Are oil company–sponsored windmill ads about to disappear from our TV screens? Oil giant Shell has decided to abandon investments into renewable energy like wind and solar. A Shell executive told the Guardian that the company will no longer put money into investments that “struggle with other investment opportunities in [Shell’s] portfolio even with big subsidies” (see article).
Instead, Shell wants to focus its money on developing non-food biofuels and carbon capture and sequestration (CCS). The company has significant operations in the Alberta oilsands, and oilsands petroleum is already proscribed by one piece of U.S. legislation: section 526 of the U.S. Energy Independence and Security Act (see article).
George Monbiot, a strong supporter of renewable energy, claims Shell’s decision is in part because of the low carbon prices under the European Union’s Emission Trading Scheme (ETS). He’s absolutely right. Carbon prices would have to be in the punitive range for wind and solar to be anything close to competitive with coal and nuclear or even gas. As I have said many times, the whole idea of a cap and trade scheme as opposed to a carbon tax was to give politicians the wiggle room necessary to keep carbon prices low. That is the only way the ETS was politically salable.

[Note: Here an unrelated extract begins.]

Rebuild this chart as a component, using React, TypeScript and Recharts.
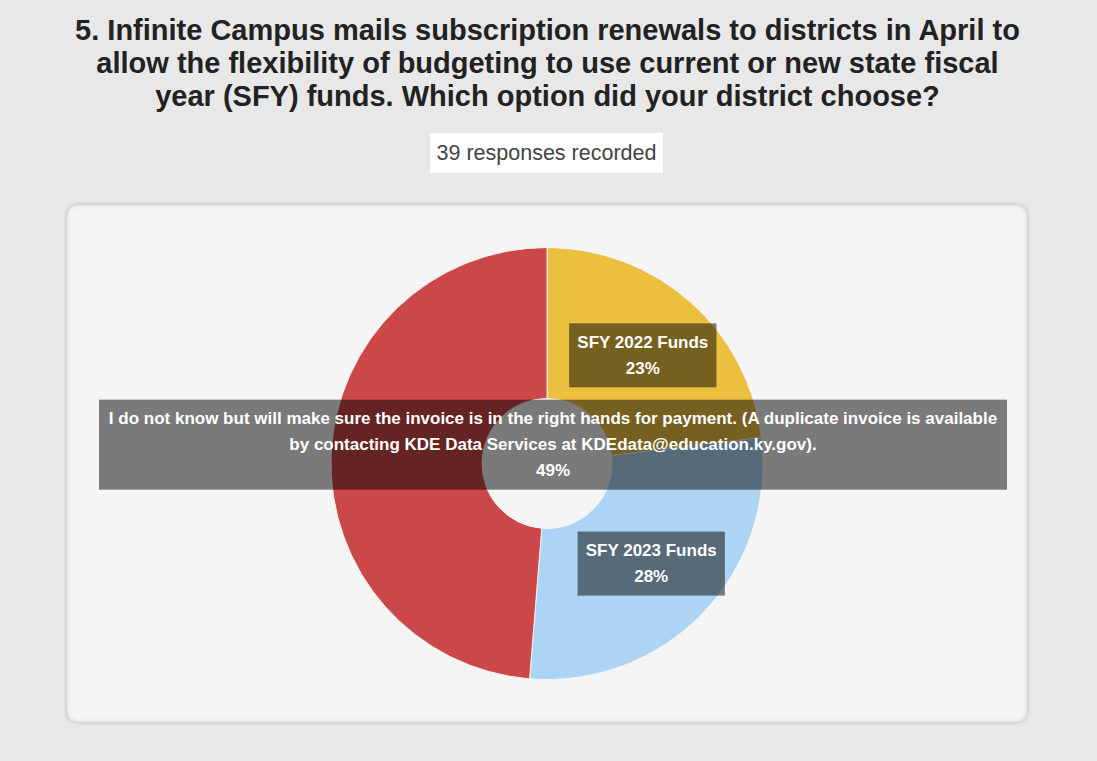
import React from 'react';
import { PieChart, Pie, Cell } from 'recharts';

const TITLE_LINES = [
  '5. Infinite Campus mails subscription renewals to districts in April to',
  'allow the flexibility of budgeting to use current or new state fiscal',
  'year (SFY) funds. Which option did your district choose?',
];
const RESPONSES = '39 responses recorded';

const options = [
  'SFY 2022 Funds',
  'SFY 2023 Funds',
  'I do not know but will make sure the invoice is in the right hands for payment. (A duplicate invoice is available by contacting KDE Data Services at KDEdata@education.ky.gov).',
];
const counts = [9, 11, 19];
const colors = ['#ecc03f', '#acd4f5', '#cc4747'];

const PANEL_W = 960;
const PANEL_H = 517;
const LABEL_FONT = "bold 17px 'Liberation Sans', Arial, sans-serif";
const LINE_H = 26;
const PAD_X = 8;
const PAD_Y = 6;
const MAX_TEXT_W = 892;

let ctx: CanvasRenderingContext2D | null = null;
function measure(text: string) {
  if (!ctx) {
    ctx = document.createElement('canvas').getContext('2d');
  }
  if (!ctx) return text.length * 9.4;
  ctx.font = LABEL_FONT;
  return ctx.measureText(text).width;
}

function wrap(text: string) {
  const words = text.split(' ');
  const lines: string[] = [];
  let cur = '';
  words.forEach(w => {
    const next = cur ? cur + ' ' + w : w;
    if (measure(next) > MAX_TEXT_W && cur) {
      lines.push(cur);
      cur = w;
    } else {
      cur = next;
    }
  });
  if (cur) lines.push(cur);
  return lines;
}

const RADIAN = Math.PI / 180;

function SliceLabel(props: any) {
  const { cx, cy, midAngle, innerRadius, outerRadius, percent, name, index } = props;
  const r = (innerRadius + outerRadius) / 2 + 4;
  const x = cx + r * Math.cos(-midAngle * RADIAN);
  const y = cy + r * Math.sin(-midAngle * RADIAN);
  const nameLines = wrap(name);
  const lines = [...nameLines, `${Math.round(percent * 100)}%`];
  const textW = nameLines.length > 1 ? MAX_TEXT_W : Math.max(...lines.map(measure));
  const w = textW + PAD_X * 2;
  const h = lines.length * LINE_H + PAD_Y * 2;
  let left = x - w / 2;
  if (left < 20 || left + w > PANEL_W - 20) left = (PANEL_W - w) / 2 + 6;
  const midY = y - (lines.length - 2) * (LINE_H / 2);
  const top = midY - h / 2;
  return (
    <g key={`lbl-${index}`}>
      <rect x={left} y={top} width={w} height={h} fill="rgba(0,0,0,0.5)" />
      {lines.map((ln, i) => (
        <text
          key={i}
          x={left + w / 2}
          y={top + PAD_Y + LINE_H * i + LINE_H / 2}
          textAnchor="middle"
          dominantBaseline="central"
          fill="#ffffff"
          style={{ font: LABEL_FONT }}
        >
          {ln}
        </text>
      ))}
    </g>
  );
}

export default function App() {
  const data = options.map((name, i) => ({ name, value: counts[i] }));

  return (
    <div
      style={{
        position: 'absolute',
        left: 0,
        top: 0,
        width: 1097,
        height: 761,
        background: '#e8e8e8',
        fontFamily: "'Liberation Sans', Arial, sans-serif",
        overflow: 'hidden',
      }}
    >
      <div
        style={{
          position: 'absolute',
          left: 0,
          top: 14,
          width: 1095,
          textAlign: 'center',
          fontSize: 29,
          lineHeight: '33px',
          fontWeight: 'bold',
          color: '#222',
          whiteSpace: 'nowrap',
        }}
      >
        {TITLE_LINES.map(t => (
          <div key={t}>{t}</div>
        ))}
      </div>
      <div
        style={{
          position: 'absolute',
          left: 430,
          top: 133,
          width: 233,
          height: 40,
          lineHeight: '40px',
          background: '#ffffff',
          textAlign: 'center',
          fontSize: 21.5,
          color: '#444',
          whiteSpace: 'nowrap',
        }}
      >
        {RESPONSES}
      </div>
      <div
        style={{
          position: 'absolute',
          left: 67,
          top: 205,
          width: PANEL_W,
          height: PANEL_H,
          borderRadius: 10,
          background: '#f5f5f5',
          boxShadow: '0 0 4px rgba(0,0,0,0.22), inset 0 0 5px rgba(0,0,0,0.12)',
        }}
      >
        <PieChart width={PANEL_W} height={PANEL_H}>
          <Pie
            data={data}
            dataKey="value"
            nameKey="name"
            cx="50%"
            cy="50%"
            innerRadius={65}
            outerRadius={216}
            startAngle={90}
            endAngle={-270}
            stroke="#f5f5f5"
            strokeWidth={1}
            labelLine={false}
            label={SliceLabel}
            isAnimationActive={false}
          >
            {data.map((d, i) => (
              <Cell key={d.name} fill={colors[i]} />
            ))}
          </Pie>
        </PieChart>
      </div>
    </div>
  );
}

Shell’s decision is the right one, for two main reasons. First, as Monbiot points out, “greenwash,” i.e., oil companies’ communications about how green they are, is just public relations (see article). When PR isn’t backed up with anything meaningful, people soon realize it’s just… PR. Even major investment in wind and solar won’t reduce carbon emissions from large-scale power systems. And since it’s not profitable anyway, Shell must have wondered why play the game at all.
Second, as I mentioned in “Guessing between the lines” and other posts, the only airy-fairy part of CCS is the S: sequestration. CCS will soon give way to CCR: carbon capture and recycle. In CCR, captured carbon is recycled into synthetic hydrocarbon fuels.
Shell understands, and for decades has been profiting from, the hydrocarbon fuel business. And, since carbon capture is the necessary prelude to CCR, Shell’s money will go in part to solving the technological part of that problem.
Does Shell’s abandoning of renewable electricity mean that those feel-good oil company ads featuring lovely music and impressive wind turbines will no longer grace the airwaves during the Sunday political talk shows? Probably not. As I said last week, the drive to renewables is at bottom a natural gas–industry ploy. The ploy has worked remarkably well in Ontario, and it seems to be working at the national level in the U.S.